What you have to do - Locate every line in the material below that has the word "drawn". Copy each of those lines.

Records shown -
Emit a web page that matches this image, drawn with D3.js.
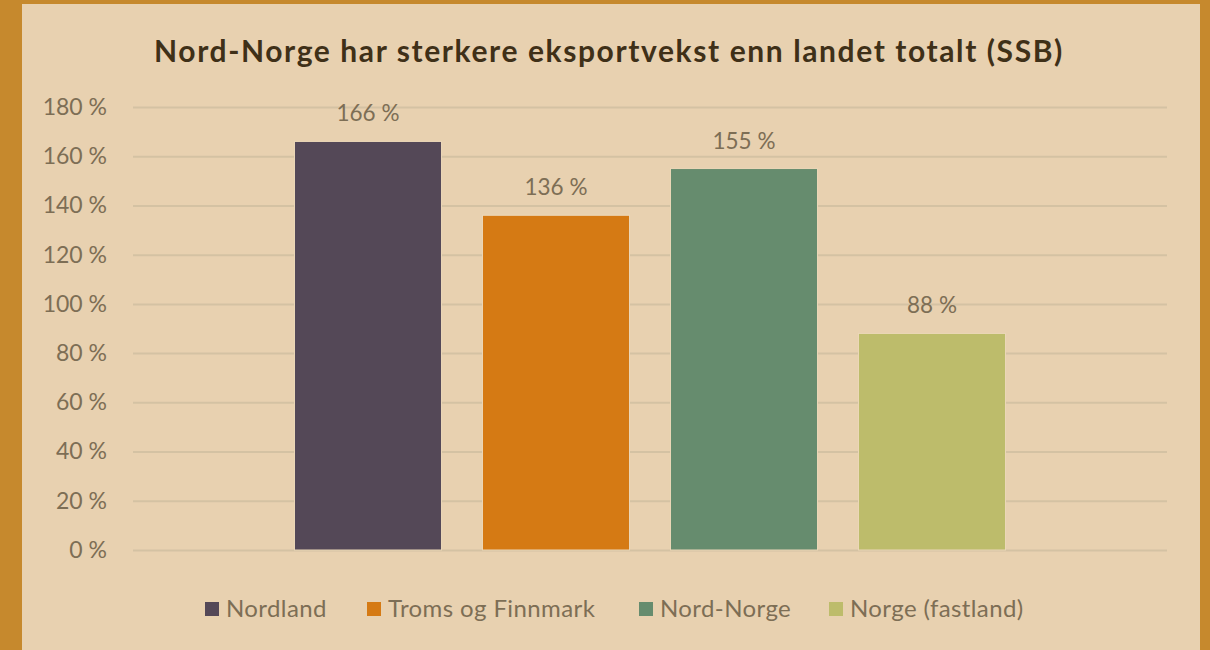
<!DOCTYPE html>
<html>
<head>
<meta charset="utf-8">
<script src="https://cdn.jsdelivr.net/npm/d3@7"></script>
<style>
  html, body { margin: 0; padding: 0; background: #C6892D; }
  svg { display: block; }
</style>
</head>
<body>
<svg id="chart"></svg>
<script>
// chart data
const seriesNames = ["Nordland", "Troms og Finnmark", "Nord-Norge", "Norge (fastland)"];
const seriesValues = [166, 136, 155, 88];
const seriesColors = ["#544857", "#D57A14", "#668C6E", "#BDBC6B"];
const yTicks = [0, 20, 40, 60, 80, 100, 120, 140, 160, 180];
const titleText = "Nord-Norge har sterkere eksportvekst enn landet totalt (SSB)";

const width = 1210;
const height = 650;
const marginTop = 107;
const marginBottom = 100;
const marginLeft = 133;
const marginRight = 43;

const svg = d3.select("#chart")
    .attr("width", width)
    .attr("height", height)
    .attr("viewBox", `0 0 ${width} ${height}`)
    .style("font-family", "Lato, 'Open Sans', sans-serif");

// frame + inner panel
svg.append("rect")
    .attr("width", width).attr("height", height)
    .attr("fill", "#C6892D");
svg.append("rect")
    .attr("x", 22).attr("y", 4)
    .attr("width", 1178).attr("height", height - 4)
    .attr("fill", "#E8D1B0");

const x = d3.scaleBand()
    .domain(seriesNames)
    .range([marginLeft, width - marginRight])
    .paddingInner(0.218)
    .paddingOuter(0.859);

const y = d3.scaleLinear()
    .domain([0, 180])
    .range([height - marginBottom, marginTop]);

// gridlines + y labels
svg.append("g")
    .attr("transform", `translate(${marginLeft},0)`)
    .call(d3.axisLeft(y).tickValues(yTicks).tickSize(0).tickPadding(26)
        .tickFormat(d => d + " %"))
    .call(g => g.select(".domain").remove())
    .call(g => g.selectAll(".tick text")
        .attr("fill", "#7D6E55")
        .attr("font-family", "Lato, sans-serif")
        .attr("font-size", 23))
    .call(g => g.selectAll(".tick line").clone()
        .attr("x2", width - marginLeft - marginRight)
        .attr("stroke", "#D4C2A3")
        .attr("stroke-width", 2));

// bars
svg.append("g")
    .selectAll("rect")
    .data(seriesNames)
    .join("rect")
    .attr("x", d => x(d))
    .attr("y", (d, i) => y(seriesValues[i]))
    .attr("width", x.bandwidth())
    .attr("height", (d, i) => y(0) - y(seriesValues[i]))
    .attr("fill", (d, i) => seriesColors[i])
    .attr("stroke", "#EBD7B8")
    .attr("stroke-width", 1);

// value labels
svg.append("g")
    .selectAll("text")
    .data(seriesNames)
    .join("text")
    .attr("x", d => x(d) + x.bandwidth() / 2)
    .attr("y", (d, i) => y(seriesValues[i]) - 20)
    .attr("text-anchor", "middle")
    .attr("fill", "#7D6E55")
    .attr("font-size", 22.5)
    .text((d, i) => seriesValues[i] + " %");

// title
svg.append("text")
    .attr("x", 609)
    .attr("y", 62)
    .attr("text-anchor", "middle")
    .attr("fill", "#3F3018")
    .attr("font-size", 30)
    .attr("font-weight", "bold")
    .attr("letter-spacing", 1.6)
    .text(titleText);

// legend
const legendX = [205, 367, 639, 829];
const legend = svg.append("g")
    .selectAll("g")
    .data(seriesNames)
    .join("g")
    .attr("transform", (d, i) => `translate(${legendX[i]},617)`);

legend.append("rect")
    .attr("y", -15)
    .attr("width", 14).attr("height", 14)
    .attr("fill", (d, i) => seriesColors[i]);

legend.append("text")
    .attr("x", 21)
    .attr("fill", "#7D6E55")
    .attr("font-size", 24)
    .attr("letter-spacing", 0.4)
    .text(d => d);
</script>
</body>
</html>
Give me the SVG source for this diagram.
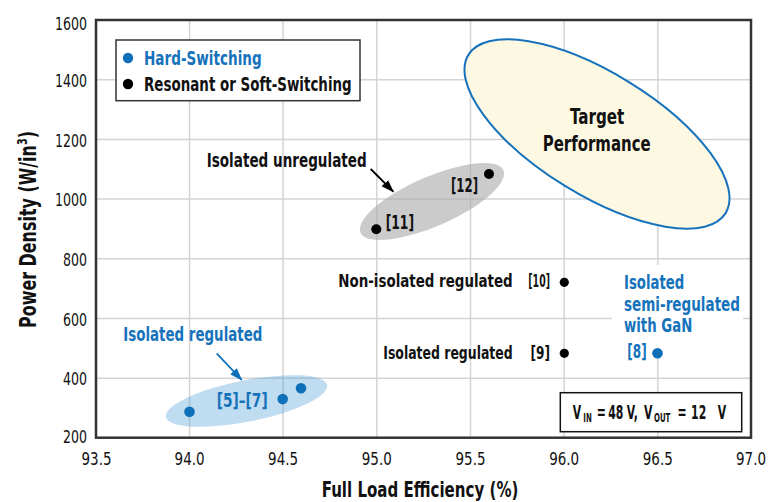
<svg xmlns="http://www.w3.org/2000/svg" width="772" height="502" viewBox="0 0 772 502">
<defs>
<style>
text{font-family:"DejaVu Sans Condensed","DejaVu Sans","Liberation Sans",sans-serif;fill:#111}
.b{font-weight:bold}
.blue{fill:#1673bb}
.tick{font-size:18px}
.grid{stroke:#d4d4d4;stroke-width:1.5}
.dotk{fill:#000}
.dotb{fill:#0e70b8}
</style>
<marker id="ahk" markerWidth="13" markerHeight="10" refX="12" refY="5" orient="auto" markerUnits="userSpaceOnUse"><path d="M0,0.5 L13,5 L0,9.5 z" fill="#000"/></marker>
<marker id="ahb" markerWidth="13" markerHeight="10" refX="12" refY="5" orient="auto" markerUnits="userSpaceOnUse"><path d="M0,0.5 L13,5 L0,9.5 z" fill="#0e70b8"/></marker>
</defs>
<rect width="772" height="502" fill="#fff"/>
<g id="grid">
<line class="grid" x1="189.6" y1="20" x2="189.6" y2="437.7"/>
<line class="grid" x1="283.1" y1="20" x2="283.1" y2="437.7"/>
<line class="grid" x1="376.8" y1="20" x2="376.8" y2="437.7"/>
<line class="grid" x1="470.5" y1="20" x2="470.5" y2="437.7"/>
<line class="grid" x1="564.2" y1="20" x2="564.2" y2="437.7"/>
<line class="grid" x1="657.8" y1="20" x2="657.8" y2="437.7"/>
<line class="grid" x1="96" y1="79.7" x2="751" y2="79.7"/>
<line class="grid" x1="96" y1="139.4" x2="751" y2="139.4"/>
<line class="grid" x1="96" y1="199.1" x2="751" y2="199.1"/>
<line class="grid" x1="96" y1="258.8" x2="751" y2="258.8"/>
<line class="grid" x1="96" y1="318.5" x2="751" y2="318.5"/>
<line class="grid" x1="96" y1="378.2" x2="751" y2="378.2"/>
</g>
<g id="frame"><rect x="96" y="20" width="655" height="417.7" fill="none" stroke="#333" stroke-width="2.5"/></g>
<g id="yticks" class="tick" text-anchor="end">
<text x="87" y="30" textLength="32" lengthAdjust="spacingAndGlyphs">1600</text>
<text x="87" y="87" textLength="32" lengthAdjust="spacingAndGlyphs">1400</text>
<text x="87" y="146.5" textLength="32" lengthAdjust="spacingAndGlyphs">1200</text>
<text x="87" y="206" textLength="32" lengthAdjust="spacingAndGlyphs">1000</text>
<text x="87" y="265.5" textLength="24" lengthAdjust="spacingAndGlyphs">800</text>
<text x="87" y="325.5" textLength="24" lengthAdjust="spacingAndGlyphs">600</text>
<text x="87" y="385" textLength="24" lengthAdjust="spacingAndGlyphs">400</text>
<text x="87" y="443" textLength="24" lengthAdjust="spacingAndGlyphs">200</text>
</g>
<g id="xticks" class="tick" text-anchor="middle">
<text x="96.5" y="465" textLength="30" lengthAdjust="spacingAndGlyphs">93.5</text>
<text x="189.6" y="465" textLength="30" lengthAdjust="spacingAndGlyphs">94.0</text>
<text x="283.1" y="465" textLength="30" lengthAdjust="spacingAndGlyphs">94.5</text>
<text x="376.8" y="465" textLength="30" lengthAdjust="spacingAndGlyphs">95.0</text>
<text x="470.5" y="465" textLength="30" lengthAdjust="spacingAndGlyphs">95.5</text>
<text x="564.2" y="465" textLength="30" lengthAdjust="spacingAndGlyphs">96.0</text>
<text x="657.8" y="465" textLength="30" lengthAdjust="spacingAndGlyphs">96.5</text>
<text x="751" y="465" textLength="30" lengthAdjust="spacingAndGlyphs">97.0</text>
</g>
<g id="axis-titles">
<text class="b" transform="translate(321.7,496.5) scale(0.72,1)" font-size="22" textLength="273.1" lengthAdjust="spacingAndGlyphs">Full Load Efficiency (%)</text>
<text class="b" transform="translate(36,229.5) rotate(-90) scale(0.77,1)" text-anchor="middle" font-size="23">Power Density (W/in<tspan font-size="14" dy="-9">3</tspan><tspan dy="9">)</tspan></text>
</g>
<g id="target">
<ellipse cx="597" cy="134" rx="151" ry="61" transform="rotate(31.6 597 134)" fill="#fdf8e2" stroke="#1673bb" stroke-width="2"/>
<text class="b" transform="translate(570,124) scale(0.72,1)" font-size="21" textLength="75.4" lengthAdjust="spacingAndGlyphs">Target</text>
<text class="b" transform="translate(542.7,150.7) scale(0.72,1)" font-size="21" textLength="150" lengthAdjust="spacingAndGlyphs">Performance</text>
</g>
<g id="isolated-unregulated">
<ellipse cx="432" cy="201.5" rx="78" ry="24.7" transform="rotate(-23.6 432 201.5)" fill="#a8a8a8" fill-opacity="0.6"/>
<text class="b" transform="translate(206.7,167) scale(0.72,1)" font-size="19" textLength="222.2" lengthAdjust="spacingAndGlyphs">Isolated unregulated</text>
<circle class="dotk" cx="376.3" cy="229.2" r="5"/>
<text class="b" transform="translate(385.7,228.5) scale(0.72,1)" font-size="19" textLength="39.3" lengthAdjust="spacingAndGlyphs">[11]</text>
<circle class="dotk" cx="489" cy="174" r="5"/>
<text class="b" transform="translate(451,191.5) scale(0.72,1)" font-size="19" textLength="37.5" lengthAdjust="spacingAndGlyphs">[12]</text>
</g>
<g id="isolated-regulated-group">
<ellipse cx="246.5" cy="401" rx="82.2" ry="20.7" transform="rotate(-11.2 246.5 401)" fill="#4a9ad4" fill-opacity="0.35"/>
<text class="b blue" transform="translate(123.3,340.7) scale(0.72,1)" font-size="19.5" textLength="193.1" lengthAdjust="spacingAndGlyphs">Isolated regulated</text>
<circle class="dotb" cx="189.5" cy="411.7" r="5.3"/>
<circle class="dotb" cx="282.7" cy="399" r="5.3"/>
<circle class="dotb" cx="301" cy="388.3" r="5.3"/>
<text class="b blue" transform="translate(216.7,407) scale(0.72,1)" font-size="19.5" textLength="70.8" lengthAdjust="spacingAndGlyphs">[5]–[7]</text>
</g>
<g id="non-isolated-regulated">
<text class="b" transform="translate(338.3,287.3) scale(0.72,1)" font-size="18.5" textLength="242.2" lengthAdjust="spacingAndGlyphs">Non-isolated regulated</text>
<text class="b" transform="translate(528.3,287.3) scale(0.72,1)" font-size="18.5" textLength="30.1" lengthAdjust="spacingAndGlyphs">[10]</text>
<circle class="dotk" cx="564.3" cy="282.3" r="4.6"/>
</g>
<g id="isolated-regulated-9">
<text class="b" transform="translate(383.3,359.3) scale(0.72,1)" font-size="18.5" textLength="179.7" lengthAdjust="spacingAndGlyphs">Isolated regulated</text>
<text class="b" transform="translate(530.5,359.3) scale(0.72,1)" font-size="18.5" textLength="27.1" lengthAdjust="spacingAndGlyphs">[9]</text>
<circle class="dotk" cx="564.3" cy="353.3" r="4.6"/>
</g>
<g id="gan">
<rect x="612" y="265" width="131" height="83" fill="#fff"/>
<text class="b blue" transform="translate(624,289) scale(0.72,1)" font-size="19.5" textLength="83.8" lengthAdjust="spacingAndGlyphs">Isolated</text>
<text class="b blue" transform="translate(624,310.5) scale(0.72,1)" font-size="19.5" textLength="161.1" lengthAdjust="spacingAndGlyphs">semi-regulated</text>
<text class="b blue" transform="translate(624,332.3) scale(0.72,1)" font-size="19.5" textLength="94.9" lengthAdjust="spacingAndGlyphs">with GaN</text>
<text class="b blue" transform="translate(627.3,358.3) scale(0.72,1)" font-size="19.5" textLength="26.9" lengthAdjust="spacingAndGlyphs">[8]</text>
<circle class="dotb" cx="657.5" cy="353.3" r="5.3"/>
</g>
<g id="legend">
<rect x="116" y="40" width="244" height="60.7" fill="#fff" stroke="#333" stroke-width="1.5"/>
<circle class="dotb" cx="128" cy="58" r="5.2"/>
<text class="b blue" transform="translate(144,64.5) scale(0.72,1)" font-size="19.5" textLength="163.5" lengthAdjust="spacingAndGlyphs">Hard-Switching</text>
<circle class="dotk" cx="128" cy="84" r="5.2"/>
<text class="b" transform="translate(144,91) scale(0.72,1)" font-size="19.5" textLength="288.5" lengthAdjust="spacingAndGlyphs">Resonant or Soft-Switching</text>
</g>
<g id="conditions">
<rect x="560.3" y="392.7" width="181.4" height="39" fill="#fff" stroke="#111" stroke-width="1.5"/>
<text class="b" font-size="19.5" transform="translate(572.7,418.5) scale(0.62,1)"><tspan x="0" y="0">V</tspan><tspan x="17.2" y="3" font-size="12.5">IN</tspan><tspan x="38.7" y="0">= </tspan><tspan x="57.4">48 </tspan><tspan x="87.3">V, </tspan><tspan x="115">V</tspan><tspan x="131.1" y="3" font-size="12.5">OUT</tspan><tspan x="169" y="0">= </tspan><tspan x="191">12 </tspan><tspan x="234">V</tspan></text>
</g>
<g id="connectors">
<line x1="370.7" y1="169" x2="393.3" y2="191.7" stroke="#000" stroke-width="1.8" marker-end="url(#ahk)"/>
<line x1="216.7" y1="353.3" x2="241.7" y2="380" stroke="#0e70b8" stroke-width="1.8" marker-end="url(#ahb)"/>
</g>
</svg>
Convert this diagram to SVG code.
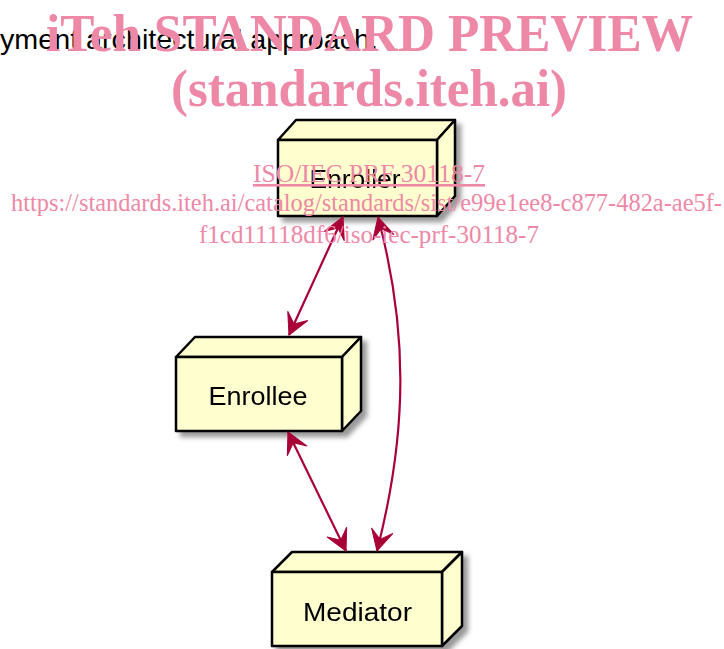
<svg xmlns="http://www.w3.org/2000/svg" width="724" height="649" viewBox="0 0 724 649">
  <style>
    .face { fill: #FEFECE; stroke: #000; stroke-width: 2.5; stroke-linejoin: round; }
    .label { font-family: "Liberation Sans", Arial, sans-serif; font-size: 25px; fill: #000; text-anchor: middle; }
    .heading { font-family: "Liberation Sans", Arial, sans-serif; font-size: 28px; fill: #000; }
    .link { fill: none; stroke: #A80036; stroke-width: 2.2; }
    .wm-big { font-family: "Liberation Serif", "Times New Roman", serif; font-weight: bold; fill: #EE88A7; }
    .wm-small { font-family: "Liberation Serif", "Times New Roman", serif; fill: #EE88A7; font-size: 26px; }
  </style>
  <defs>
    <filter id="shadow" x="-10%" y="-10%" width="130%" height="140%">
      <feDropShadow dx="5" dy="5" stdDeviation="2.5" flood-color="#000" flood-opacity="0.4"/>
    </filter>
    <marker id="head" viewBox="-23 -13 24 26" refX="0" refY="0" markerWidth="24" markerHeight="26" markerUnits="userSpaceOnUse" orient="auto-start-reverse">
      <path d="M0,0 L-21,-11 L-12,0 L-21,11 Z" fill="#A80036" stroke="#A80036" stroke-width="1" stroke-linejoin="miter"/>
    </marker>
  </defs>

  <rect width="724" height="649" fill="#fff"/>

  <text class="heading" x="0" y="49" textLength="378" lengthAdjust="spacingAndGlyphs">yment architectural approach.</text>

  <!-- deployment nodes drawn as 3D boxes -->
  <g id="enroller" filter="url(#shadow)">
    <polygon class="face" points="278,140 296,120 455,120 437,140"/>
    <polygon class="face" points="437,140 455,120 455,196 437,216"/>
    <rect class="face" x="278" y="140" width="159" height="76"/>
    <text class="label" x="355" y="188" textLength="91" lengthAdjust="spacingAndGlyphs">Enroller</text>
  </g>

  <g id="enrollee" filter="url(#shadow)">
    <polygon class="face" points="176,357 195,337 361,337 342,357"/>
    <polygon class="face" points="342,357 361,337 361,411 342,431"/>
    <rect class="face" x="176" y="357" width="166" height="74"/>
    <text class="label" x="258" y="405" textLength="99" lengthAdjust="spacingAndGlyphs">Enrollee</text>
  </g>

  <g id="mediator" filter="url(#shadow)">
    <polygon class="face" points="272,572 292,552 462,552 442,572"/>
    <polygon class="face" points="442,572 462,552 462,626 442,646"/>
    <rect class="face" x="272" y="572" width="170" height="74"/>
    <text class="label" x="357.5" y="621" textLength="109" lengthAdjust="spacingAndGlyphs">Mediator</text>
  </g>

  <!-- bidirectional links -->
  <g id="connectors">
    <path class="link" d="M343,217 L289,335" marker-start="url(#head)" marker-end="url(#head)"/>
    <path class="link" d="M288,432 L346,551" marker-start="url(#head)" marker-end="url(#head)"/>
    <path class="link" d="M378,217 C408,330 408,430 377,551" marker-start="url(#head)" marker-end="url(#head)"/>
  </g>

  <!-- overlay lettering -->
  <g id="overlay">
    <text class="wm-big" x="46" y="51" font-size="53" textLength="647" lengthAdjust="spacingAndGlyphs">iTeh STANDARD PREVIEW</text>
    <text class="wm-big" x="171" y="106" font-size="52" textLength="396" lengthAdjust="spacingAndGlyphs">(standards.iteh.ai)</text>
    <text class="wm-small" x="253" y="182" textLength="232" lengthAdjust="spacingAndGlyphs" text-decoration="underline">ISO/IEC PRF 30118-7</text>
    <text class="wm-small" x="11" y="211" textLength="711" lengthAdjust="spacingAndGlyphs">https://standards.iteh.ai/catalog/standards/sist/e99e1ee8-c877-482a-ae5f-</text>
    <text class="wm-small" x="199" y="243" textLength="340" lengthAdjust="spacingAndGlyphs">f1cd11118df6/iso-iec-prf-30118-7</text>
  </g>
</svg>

Complete output -
Emit a web page that matches this image, drawn with D3.js.
  <!-- deployment nodes drawn as 3D boxes -->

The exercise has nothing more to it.